Now, how soon will that be? Well, we don't know, but the Department of Energy is supporting a number of very innovative approaches to batteries, and it's not like its 10 years off in the future, in my opinion. It might be five years off in the future. It's soon. Meanwhile, the batteries, the ones we have now, will drop by a factor of two within a couple of years and they're gonna get better. But if you get to this point, then it just becomes something that's automatic, and I think the public will really go for that.

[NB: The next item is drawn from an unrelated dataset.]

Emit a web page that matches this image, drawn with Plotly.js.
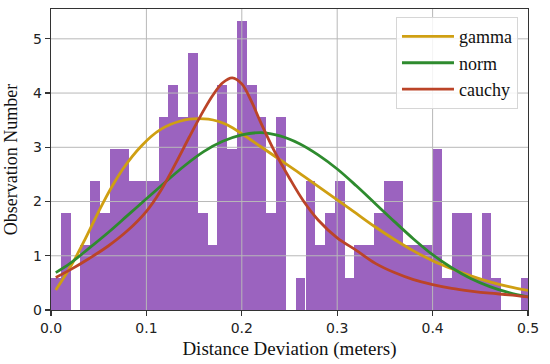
<!DOCTYPE html>
<html>
<head>
<meta charset="utf-8">
<script src="https://cdn.plot.ly/plotly-3.0.1.min.js"></script>
<style>html,body{margin:0;padding:0;background:#fff;}#chart{width:550px;height:364px;}</style>
</head>
<body>
<div id="chart"></div>
<script>
// Histogram bins (centres) and bar heights (density)
var binCenters = [0.0051,0.0154,0.0257,0.0359,0.0462,0.0564,0.0667,0.0770,0.0872,0.0975,
  0.1077,0.1180,0.1282,0.1385,0.1487,0.1590,0.1693,0.1795,0.1898,0.2000,
  0.2103,0.2206,0.2308,0.2411,0.2513,0.2616,0.2719,0.2821,0.2924,0.3026,
  0.3129,0.3232,0.3334,0.3437,0.3539,0.3642,0.3745,0.3847,0.3950,0.4052,
  0.4155,0.4258,0.4360,0.4463,0.4565,0.4668,0.4771,0.4873,0.4976];
var binHeights = [0.59,1.78,0,1.19,2.37,1.78,2.96,2.96,2.37,2.37,
  2.37,3.56,4.15,3.56,4.74,1.78,1.19,4.15,2.96,5.33,
  4.15,3.56,1.78,3.56,0,0.59,2.37,1.19,1.78,2.37,
  0.59,1.19,1.19,1.78,2.37,2.37,1.19,1.19,1.19,2.96,
  0.59,1.78,1.78,0.59,1.78,0.59,0,0,0.59];
var binWidth = 0.01026;

// Fitted curves
var gammaX = [0.005,0.015,0.025,0.035,0.045,0.055,0.065,0.075,0.085,0.095,0.105,0.115,0.125,0.135,0.145,0.155,0.165,0.175,0.185,0.20,0.22,0.24,0.26,0.28,0.30,0.32,0.34,0.36,0.38,0.40,0.42,0.44,0.46,0.48,0.50];
var gammaY = [0.37,0.64,0.94,1.28,1.64,1.99,2.31,2.59,2.83,3.03,3.20,3.33,3.42,3.48,3.52,3.53,3.52,3.48,3.41,3.25,3.01,2.77,2.53,2.28,2.03,1.78,1.53,1.30,1.09,0.91,0.76,0.63,0.52,0.43,0.36];

var normX = [0.005,0.02,0.04,0.06,0.08,0.10,0.12,0.14,0.16,0.18,0.20,0.22,0.24,0.26,0.28,0.30,0.32,0.34,0.36,0.38,0.40,0.42,0.44,0.46,0.48,0.50];
var normY = [0.69,0.86,1.14,1.43,1.74,2.05,2.36,2.66,2.92,3.11,3.23,3.27,3.21,3.07,2.86,2.60,2.29,1.96,1.63,1.31,1.02,0.78,0.58,0.43,0.32,0.24];

var cauchyX = [0.005,0.02,0.04,0.06,0.08,0.10,0.115,0.13,0.145,0.16,0.17,0.18,0.19,0.20,0.21,0.22,0.235,0.25,0.265,0.28,0.30,0.32,0.34,0.36,0.38,0.40,0.42,0.44,0.46,0.48,0.50];
var cauchyY = [0.60,0.74,0.95,1.18,1.46,1.82,2.20,2.68,3.19,3.68,3.97,4.19,4.28,4.17,3.85,3.45,2.90,2.43,2.00,1.66,1.33,1.10,0.86,0.69,0.56,0.47,0.40,0.35,0.31,0.28,0.24];

var seriesNames = ['gamma','norm','cauchy'];
var seriesColors = ['#cf9f12','#2e8b2e','#bb4428'];

// Axes
var xRange = [0, 0.5];
var yRange = [0, 5.55];
var xTickVals = [0, 0.1, 0.2, 0.3, 0.4, 0.5];
var xTickText = ['0.0','0.1','0.2','0.3','0.4','0.5'];
var yTickVals = [0, 1, 2, 3, 4, 5];
var yTickText = ['0','1','2','3','4','5'];

// Grid lines (drawn above bars, below curves, like matplotlib)
var gx = [], gy = [];
xTickVals.forEach(function(v){ if(v>xRange[0] && v<xRange[1]){ gx.push(v,v,null); gy.push(yRange[0],yRange[1],null);} });
yTickVals.forEach(function(v){ if(v>yRange[0] && v<yRange[1]){ gx.push(xRange[0],xRange[1],null); gy.push(v,v,null);} });

var traces = [
  {type:'bar', x:binCenters, y:binHeights, width:binWidth, marker:{color:'#9b63bf', line:{width:0}}, showlegend:false, hoverinfo:'skip'},
  {type:'scatter', mode:'lines', x:gx, y:gy, line:{color:'#b8b8b8', width:1}, showlegend:false, hoverinfo:'skip', connectgaps:false},
  {type:'scatter', mode:'lines', name:seriesNames[0], x:gammaX, y:gammaY, line:{color:seriesColors[0], width:2.8, shape:'spline', smoothing:1}},
  {type:'scatter', mode:'lines', name:seriesNames[1], x:normX, y:normY, line:{color:seriesColors[1], width:2.8, shape:'spline', smoothing:1}},
  {type:'scatter', mode:'lines', name:seriesNames[2], x:cauchyX, y:cauchyY, line:{color:seriesColors[2], width:2.8, shape:'spline', smoothing:1}}
];

var tickFont = {family:'DejaVu Sans', size:14, color:'#222'};
var titleFont = {family:'Liberation Serif', size:19, color:'#111'};

var layout = {
  width:550, height:364,
  margin:{l:51, r:22, t:9, b:54, pad:0},
  paper_bgcolor:'#fff', plot_bgcolor:'#fff',
  bargap:0,
  showlegend:true,
  xaxis:{range:xRange, tickvals:xTickVals, ticktext:xTickText, showgrid:false, zeroline:false,
    ticks:'outside', ticklen:5, tickwidth:1.2, tickcolor:'#333', tickfont:tickFont,
    showline:true, linecolor:'#333', linewidth:1.3, mirror:true,
    title:{text:'Distance Deviation (meters)', font:titleFont, standoff:6}},
  yaxis:{range:yRange, tickvals:yTickVals, ticktext:yTickText, showgrid:false, zeroline:false,
    ticks:'outside', ticklen:5, tickwidth:1.2, tickcolor:'#333', tickfont:tickFont,
    showline:true, linecolor:'#333', linewidth:1.3, mirror:true,
    title:{text:'Observation Number', font:{family:'Liberation Serif', size:18, color:'#111'}, standoff:10}},
  legend:{x:0.979, y:0.973, xanchor:'right', yanchor:'top', bgcolor:'rgba(255,255,255,0.85)',
    bordercolor:'#d6d6d6', borderwidth:1, font:{family:'Liberation Serif', size:18, color:'#111'},
    itemwidth:52}
};

Plotly.newPlot('chart', traces, layout, {staticPlot:true, displayModeBar:false});
</script>
</body>
</html>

When Dr. Chu tells the world that battery manufacturers won't have a competitive product unless their prices fall into the $300-per-kWh range and A123's annual earnings release reports that its production costs overshot that goal by a whopping $1,000 per kWh last year, I don't see a lot of upside potential. When a poorly capitalized company like Tesla Motors (Nasdaq: TSLA) trades at 11.5 times book value and 20.4 times last year's sales, I wonder what the markets are smoking. When more than half of Ener1's (Nasdaq: HEV) equity is in mushy balance-sheet categories such as intangible assets, goodwill, and investments in money-losing subsidiaries, I can't help thinking back to the asset-impairment charges that crushed C&D Technologies last year. I'm completely baffled by the valuation disconnect at Valence Technologies, which is upside down to the tune of $67 million but sports a $243 million market capitalization.

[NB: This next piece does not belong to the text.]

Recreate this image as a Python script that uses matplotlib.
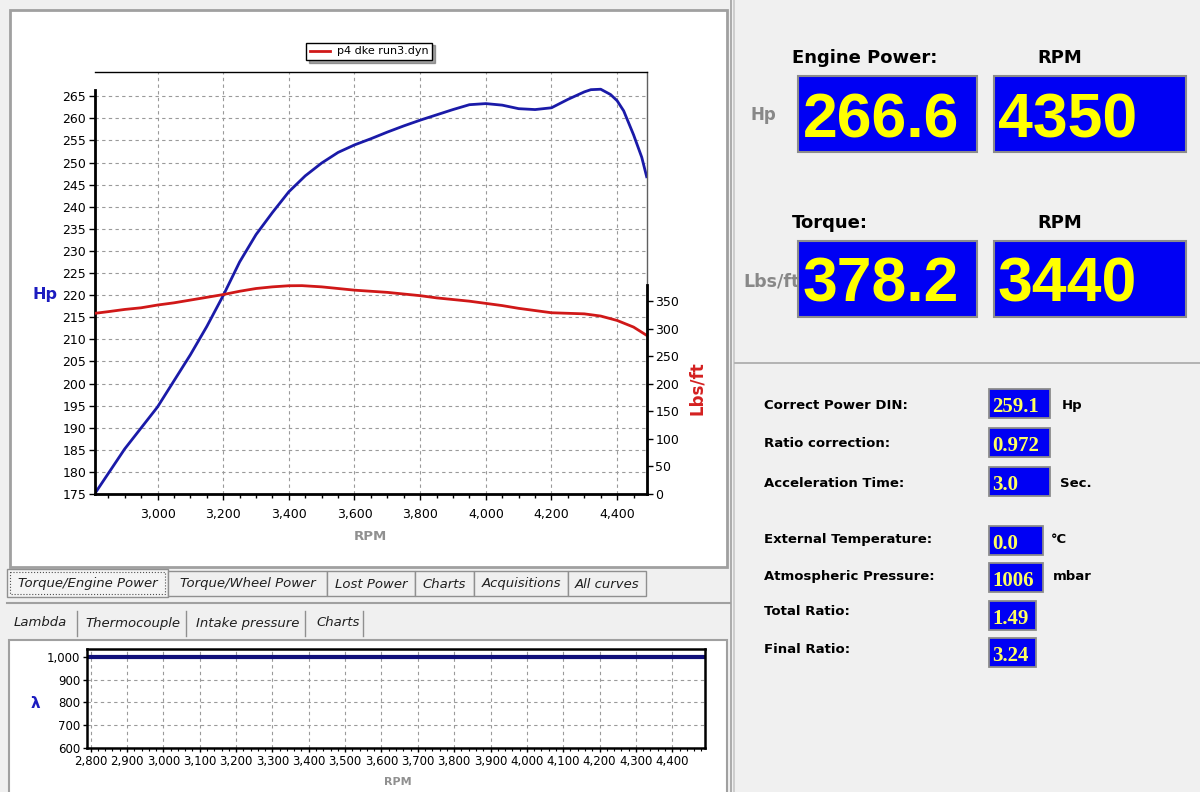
import numpy as np
import matplotlib.pyplot as plt
from matplotlib.patches import Rectangle
from matplotlib.ticker import MultipleLocator, FuncFormatter

# engine power (Hp)
hp_rpm = [2810, 2900, 3000, 3050, 3100, 3150, 3200, 3250, 3300, 3350, 3400, 3450, 3500, 3550, 3600, 3650, 3700, 3750,
          3800, 3850, 3900, 3950, 4000, 4050, 4100, 4150, 4200, 4250, 4300, 4320, 4350, 4380, 4400, 4420, 4450, 4475,
          4490]
hp = [175.2, 185.2, 194.7, 200.6, 206.5, 212.9, 219.9, 227.5, 233.7, 238.7, 243.4, 247.0, 249.9, 252.3, 254.0, 255.4,
      256.9, 258.3, 259.6, 260.8, 262.0, 263.1, 263.35, 263.0, 262.2, 262.0, 262.4, 264.3, 266.0, 266.5, 266.6, 265.4,
      264.0, 261.7, 256.3, 251.2, 246.8]

# torque (Lbs/ft)
tq_rpm = [2810, 2850, 2900, 2950, 3000, 3050, 3100, 3150, 3200, 3250, 3300, 3350, 3400, 3440, 3500, 3550, 3600, 3650,
          3700, 3750, 3800, 3850, 3900, 3950, 4000, 4050, 4100, 4150, 4200, 4250, 4300, 4350, 4400, 4450, 4490]
tq = [328, 331, 335, 338, 343, 347, 352, 357, 362, 368, 373, 376, 378, 378.2, 376, 373, 370, 368, 366, 363, 360, 356,
      353, 350, 346, 342, 337, 333, 329, 328, 327, 323, 315, 303, 288]

# lambda (flat)
lam_rpm = [2790, 4490]
lam = [1000, 1000]

legend_name = "p4 dke run3.dyn"
top_tabs = ["Torque/Engine Power", "Torque/Wheel Power", "Lost Power", "Charts", "Acquisitions", "All curves"]
low_tabs = ["Lambda", "Thermocouple", "Intake pressure", "Charts"]

big_titles = ["Engine Power:", "Torque:"]
big_units = ["Hp", "Lbs/ft"]
big_values = ["266.6", "378.2"]
big_rpm = ["4350", "3440"]

info_labels = ["Correct Power DIN:", "Ratio correction:", "Acceleration Time:", "External Temperature:",
               "Atmospheric Pressure:", "Total Ratio:", "Final Ratio:"]
info_values = ["259.1", "0.972", "3.0", "0.0", "1006", "1.49", "3.24"]
info_units = ["Hp", "", "Sec.", "°C", "mbar", "", ""]

W, H = 1200, 792
fig = plt.figure(figsize=(12, 7.92), dpi=100)
fig.patch.set_facecolor('#f0f0f0')


def rect(x0, y0, x1, y1):
    return [x0 / W, 1 - y1 / H, (x1 - x0) / W, (y1 - y0) / H]


comma = FuncFormatter(lambda v, p: "{:,}".format(int(round(v))))

# pixel-space layer for the window furniture
bg = fig.add_axes([0, 0, 1, 1], zorder=0)
bg.set_xlim(0, W)
bg.set_ylim(H, 0)
bg.axis('off')

bg.add_patch(Rectangle((10, 10), 717, 557, fc='white', ec='#a0a0a0', lw=2))
bg.plot([731, 731], [0, H], color='#a0a0a0', lw=1.2)
bg.plot([734, 734], [0, H], color='#c8c8c8', lw=1.2)
bg.plot([735, W], [363, 363], color='#a8a8a8', lw=1.2)

# upper tab strip
tab_x = [7, 168, 327, 415, 474, 568, 646]
for i, name in enumerate(top_tabs):
    x0, x1 = tab_x[i], tab_x[i + 1]
    if i == 0:
        bg.add_patch(Rectangle((x0, 569), x1 - x0, 28, fc='#f4f4f4', ec='#909090', lw=1))
        bg.add_patch(Rectangle((x0 + 3, 572), x1 - x0 - 6, 22, fill=False, ec='#505050', lw=0.8, ls=':'))
    else:
        bg.add_patch(Rectangle((x0, 571), x1 - x0, 25, fc='#f0f0f0', ec='#909090', lw=1))
    bg.text((x0 + x1) / 2, 584, name, ha='center', va='center', fontsize=9.5, style='italic', color='#202020')
bg.plot([7, 730], [603, 603], color='#a0a0a0', lw=1.5)

# lower tab strip
sep_x = [77, 186, 305, 363]
lab_x = [14, 85, 196, 316]
for i, name in enumerate(low_tabs):
    bg.text(lab_x[i], 623, name, ha='left', va='center', fontsize=9.5, style='italic', color='#202020')
    bg.plot([sep_x[i], sep_x[i]], [611, 636], color='#909090', lw=1)
bg.add_patch(Rectangle((9, 640), 718, 160, fc='white', ec='#a0a0a0', lw=1.5))

# axis captions
bg.text(33, 299, "Hp", color='#1c1cc0', fontsize=11.5, fontweight='bold', ha='left', va='baseline')
bg.text(697, 388, "Lbs/ft", color='#d42020', fontsize=12, fontweight='bold', rotation=90, ha='center', va='center')
bg.text(370, 536, "RPM", color='#909090', fontsize=9.5, fontweight='bold', ha='center', va='center')
bg.text(35, 703, "λ", color='#1c1cc0', fontsize=11, fontweight='bold', ha='center', va='center')
bg.text(398, 782, "RPM", color='#909090', fontsize=8, fontweight='bold', ha='center', va='center')

# big readouts
for i in range(2):
    yt = [63, 228][i]
    yb = [76, 241][i]
    bg.text(792, yt, big_titles[i], fontsize=13, fontweight='bold', ha='left', va='baseline')
    bg.text(1037, yt, "RPM", fontsize=13, fontweight='bold', ha='left', va='baseline')
    bg.add_patch(Rectangle((798, yb), 179, 76, fc='#0000f4', ec='#8c8c8c', lw=1.5))
    bg.add_patch(Rectangle((994, yb), 192, 76, fc='#0000f4', ec='#8c8c8c', lw=1.5))
    bg.text(803, yb + 61, big_values[i], color='#ffff00', fontsize=45, fontweight='bold',
            family='Liberation Sans', ha='left', va='baseline')
    bg.text(998, yb + 61, big_rpm[i], color='#ffff00', fontsize=45, fontweight='bold',
            family='Liberation Sans', ha='left', va='baseline')
bg.text(751, 120, big_units[0], color='#888888', fontsize=12, fontweight='bold', ha='left', va='baseline')
bg.text(743, 287, big_units[1], color='#888888', fontsize=12.5, fontweight='bold', ha='left', va='baseline')

# info block
lab_base = [409, 447, 487, 543, 580, 615, 653]
box_y = [389, 428, 467, 526, 563, 601, 638]
box_x1 = [1050, 1050, 1050, 1043, 1043, 1036, 1036]
unit_x = [1062, 0, 1060, 1051, 1053, 0, 0]
for i in range(len(info_labels)):
    bg.text(764, lab_base[i], info_labels[i], fontsize=9.5, fontweight='bold', ha='left', va='baseline')
    bg.add_patch(Rectangle((989, box_y[i]), box_x1[i] - 989, 29, fc='#0000f4', ec='#8c8c8c', lw=1.3))
    bg.text(992, box_y[i] + 23, info_values[i], color='#ffff60', fontsize=15, fontweight='bold',
            family='Liberation Serif', ha='left', va='baseline')
    if info_units[i]:
        bg.text(unit_x[i], lab_base[i], info_units[i], fontsize=9.5, fontweight='bold', ha='left', va='baseline')

# main dyno chart
ax = fig.add_axes(rect(94.5, 72, 647, 494), zorder=2)
ax.set_facecolor('white')
ax.plot(hp_rpm, hp, color='#1a1aa8', lw=2)
ax.set_xlim(2808, 4491)
ax.set_ylim(175, 270.5)
ax.xaxis.set_major_locator(MultipleLocator(200))
ax.xaxis.set_minor_locator(MultipleLocator(50))
ax.xaxis.set_major_formatter(comma)
ax.set_yticks(np.arange(175, 266, 5))
ax.grid(True, which='major', color='#9a9a9a', lw=0.8, ls=(0, (3, 3)))
ax.tick_params(axis='both', which='major', labelsize=9, length=4, width=1, colors='black', pad=2)
ax.tick_params(axis='x', which='minor', length=3, width=1)
ax.tick_params(axis='x', pad=6)
ax.spines['left'].set_linewidth(2)
ax.spines['left'].set_bounds(175, 266.5)
ax.spines['bottom'].set_linewidth(2)
ax.spines['top'].set_linewidth(1)
ax.spines['right'].set_linewidth(1)
ax.spines['right'].set_color('#606060')

ax2 = ax.twinx()
ax2.plot(tq_rpm, tq, color='#d01818', lw=2, label=legend_name)
ax2.set_ylim(0, 766)
ax2.set_yticks(np.arange(0, 351, 50))
ax2.tick_params(axis='y', labelsize=9, length=4, width=1, pad=2)
for s in ['top', 'left', 'bottom']:
    ax2.spines[s].set_visible(False)
ax2.spines['right'].set_linewidth(2)
ax2.spines['right'].set_bounds(0, 380)

leg = ax2.legend(loc='center', bbox_to_anchor=((300 + 438) / 2 / W, 1 - 51.5 / H), bbox_transform=fig.transFigure,
                 fontsize=8, fancybox=False, shadow=True, framealpha=1, edgecolor='black', handlelength=1.8,
                 borderpad=0.35, handletextpad=0.6)
leg.get_frame().set_linewidth(1)

# lambda chart
axl = fig.add_axes(rect(87, 649, 705, 748), zorder=2)
axl.set_facecolor('white')
axl.plot(lam_rpm, lam, color='#10107a', lw=3)
axl.set_xlim(2790, 4490)
axl.set_ylim(600, 1035)
axl.xaxis.set_major_locator(MultipleLocator(100))
axl.xaxis.set_minor_locator(MultipleLocator(20))
axl.xaxis.set_major_formatter(comma)
axl.set_yticks([600, 700, 800, 900, 1000])
axl.yaxis.set_major_formatter(comma)
axl.grid(True, which='major', color='#9a9a9a', lw=0.8, ls=(0, (3, 3)))
axl.tick_params(axis='both', which='major', labelsize=8.5, length=3, width=1, pad=2)
axl.tick_params(axis='x', which='minor', length=2, width=0.8)
for s in axl.spines.values():
    s.set_linewidth(1.8)

plt.savefig("out.png", dpi=100, facecolor=fig.get_facecolor())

I hate to be the bearer of bad news, but these companies are just starting their journey into the valley of death. They may survive the trek, but their bloated stock prices can't. The EV dream may be beautiful, but for the next decade EV investments will be ugly as sin.

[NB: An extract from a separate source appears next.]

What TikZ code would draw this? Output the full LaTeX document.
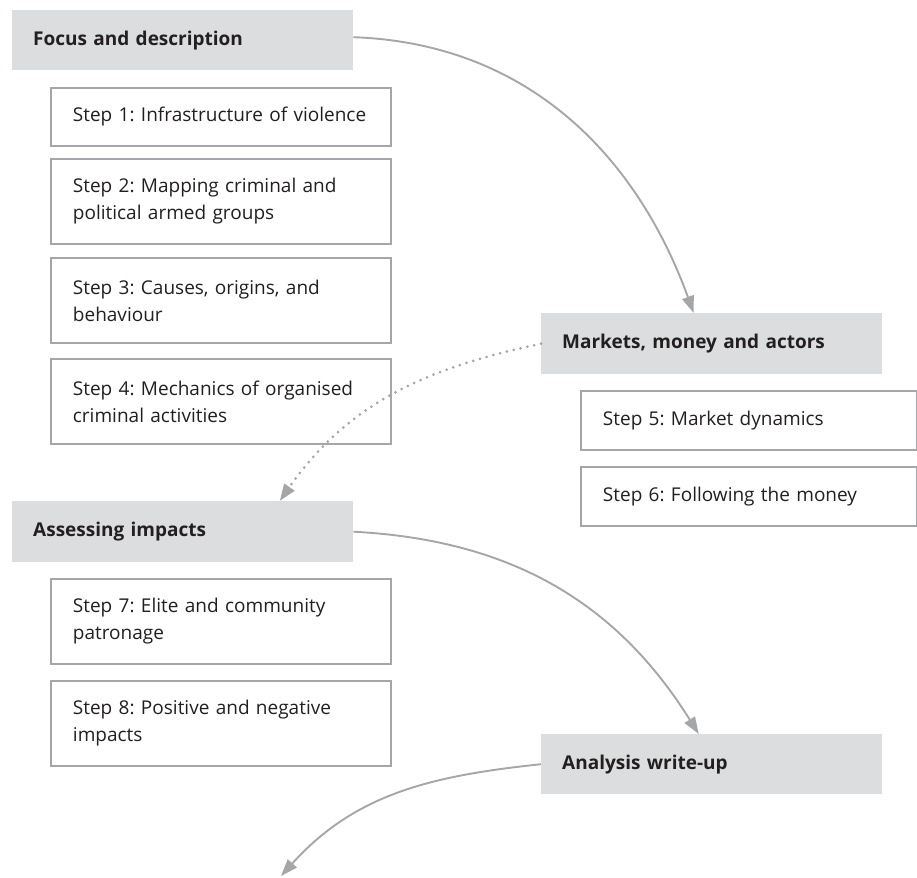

Each of us knows that we need to go on a petroleum diet, but none of us is willing to starve in the process. For the next decade, at least, the only real solution will be aggressive steps toward increasing fuel efficiency. Observant investors saw the writing on the wall when the EU and the U.S. adopted stringent new CO2-emissions and fuel-economy regulations that will start taking effect this year. I saw the impact last week in Geneva, where the press headlines gushed over grand plans for plug-in cars, but the vehicles on display proved that manufacturers are turning to diesel and natural gas fuel systems, direct fuel injection, dual-clutch transmissions, and stop-start systems as their mass-market solutions. We all know that actions speak louder than words. I'm here to tell you the automakers' actions don't have plugs.

Two weeks ago, I identified a list of five fuel-efficiency stocks that should outperform the market by a wide margin over the next couple years because the die is cast and the solutions are being implemented today. To keep things interesting, I'll use last Friday's closing prices to formalize that list in a hypothetical $25,000 long portfolio, structured as follows:

Company

Shares

Investment

Johnson Controls (NYSE: JCI)

121

$4,998.51

Enersys

139

$4,984.54

Maxwell Technologies

281

$4,993.37

Exide Technologies

431

$4,995.29

Axion Power

6,172

$4,999.32

Cash  

$28.97

Total  

$25,000.00


I'll also use last Friday's closing prices to formalize my long-standing and oft-repeated position on vehicle electrification with a hypothetical $25,000 short portfolio structured as follows:

Company

Shares

Investment

Tesla Motors

-200

-$4,990.00

A123 Systems

-599

-$4,995.66

Ener1

-1,428

-$4,998.00

Altair Nanotechnologies (Nasdaq: ALTI)

-1,953

-$4,999.68

Valence Technology

-3,144

-$4,998.96

Cash  

$49.982.30

Total  

$25,000.00


In the coming months, I'll revisit both hypothetical portfolios on a regular basis and either gloat or eat crow as the circumstances dictate. It will be fascinating to see whether the cracks in the looking glass spread or heal themselves.

Disclosure:Author is a former director of Axion Power International and has a substantial long position in its common stock.